### DATASET EXTRACT

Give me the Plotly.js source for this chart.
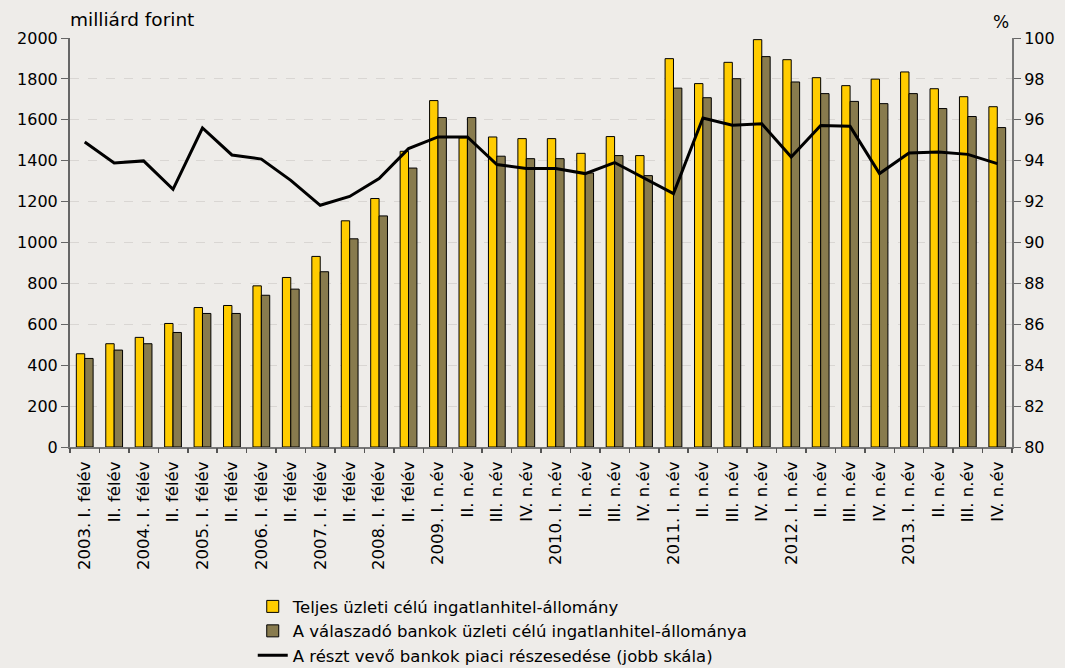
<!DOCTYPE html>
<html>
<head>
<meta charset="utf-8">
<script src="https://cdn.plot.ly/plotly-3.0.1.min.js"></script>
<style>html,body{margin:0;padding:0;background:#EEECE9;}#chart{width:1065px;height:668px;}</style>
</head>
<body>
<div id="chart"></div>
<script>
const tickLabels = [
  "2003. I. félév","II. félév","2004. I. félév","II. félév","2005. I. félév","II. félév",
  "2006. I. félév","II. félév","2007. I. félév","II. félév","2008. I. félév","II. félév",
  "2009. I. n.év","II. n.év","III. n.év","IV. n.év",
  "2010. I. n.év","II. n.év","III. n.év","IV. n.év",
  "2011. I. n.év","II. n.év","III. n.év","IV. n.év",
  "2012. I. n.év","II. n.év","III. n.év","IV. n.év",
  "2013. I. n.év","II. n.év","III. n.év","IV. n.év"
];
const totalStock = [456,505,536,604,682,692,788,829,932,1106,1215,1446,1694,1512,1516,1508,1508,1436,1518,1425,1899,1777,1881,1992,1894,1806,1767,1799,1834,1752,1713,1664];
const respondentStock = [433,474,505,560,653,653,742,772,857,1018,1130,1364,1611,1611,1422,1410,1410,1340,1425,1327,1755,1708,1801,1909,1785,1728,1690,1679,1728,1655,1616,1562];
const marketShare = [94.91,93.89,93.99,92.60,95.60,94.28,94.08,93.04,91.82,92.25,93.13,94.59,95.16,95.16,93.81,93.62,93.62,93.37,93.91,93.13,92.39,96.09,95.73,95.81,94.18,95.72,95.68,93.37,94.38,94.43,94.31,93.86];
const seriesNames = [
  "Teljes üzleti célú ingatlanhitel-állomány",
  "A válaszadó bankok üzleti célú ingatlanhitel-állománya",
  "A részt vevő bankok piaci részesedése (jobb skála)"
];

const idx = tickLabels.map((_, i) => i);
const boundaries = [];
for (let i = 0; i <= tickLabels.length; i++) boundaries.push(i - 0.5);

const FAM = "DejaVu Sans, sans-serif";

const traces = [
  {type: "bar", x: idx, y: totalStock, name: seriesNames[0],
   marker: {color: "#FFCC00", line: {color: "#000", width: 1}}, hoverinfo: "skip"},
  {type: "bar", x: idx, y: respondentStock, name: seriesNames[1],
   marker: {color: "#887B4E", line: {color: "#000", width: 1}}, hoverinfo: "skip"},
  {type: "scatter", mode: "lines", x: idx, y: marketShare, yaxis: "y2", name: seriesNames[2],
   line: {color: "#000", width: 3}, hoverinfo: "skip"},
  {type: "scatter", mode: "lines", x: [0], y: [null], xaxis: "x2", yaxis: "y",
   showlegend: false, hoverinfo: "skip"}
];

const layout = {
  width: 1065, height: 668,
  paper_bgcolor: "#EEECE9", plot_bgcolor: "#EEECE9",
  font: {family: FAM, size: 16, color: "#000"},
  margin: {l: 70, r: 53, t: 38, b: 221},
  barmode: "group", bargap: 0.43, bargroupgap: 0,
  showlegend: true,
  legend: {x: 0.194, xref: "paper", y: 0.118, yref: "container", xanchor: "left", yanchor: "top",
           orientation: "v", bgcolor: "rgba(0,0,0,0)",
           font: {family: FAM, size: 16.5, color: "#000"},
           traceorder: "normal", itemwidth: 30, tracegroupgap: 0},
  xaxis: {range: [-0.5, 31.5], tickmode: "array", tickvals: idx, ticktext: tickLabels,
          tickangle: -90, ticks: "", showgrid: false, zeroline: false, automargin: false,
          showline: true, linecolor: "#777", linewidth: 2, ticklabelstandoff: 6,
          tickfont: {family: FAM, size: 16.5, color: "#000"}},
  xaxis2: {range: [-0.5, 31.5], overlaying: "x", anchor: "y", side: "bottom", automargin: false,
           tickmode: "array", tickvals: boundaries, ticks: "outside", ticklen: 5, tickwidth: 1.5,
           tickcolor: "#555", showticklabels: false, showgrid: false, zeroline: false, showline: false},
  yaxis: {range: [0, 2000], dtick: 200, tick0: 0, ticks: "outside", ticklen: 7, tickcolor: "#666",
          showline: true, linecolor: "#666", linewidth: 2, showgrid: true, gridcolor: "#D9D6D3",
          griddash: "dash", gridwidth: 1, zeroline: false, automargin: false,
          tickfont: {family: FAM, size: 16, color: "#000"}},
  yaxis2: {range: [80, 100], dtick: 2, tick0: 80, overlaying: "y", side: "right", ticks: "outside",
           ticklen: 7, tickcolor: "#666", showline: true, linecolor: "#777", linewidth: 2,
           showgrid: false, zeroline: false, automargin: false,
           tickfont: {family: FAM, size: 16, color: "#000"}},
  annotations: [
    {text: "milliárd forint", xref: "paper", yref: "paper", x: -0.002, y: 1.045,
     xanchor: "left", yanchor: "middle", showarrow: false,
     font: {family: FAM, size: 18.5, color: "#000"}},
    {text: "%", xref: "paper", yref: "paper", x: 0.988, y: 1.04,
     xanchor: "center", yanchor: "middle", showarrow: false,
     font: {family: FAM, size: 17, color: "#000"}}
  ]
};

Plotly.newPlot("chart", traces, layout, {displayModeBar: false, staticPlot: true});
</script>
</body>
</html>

######

— REQUIREMENTS —
Count the lines of the listing above that include the word "chart" and state the total with nothing else.

— THE RESPONSE —
4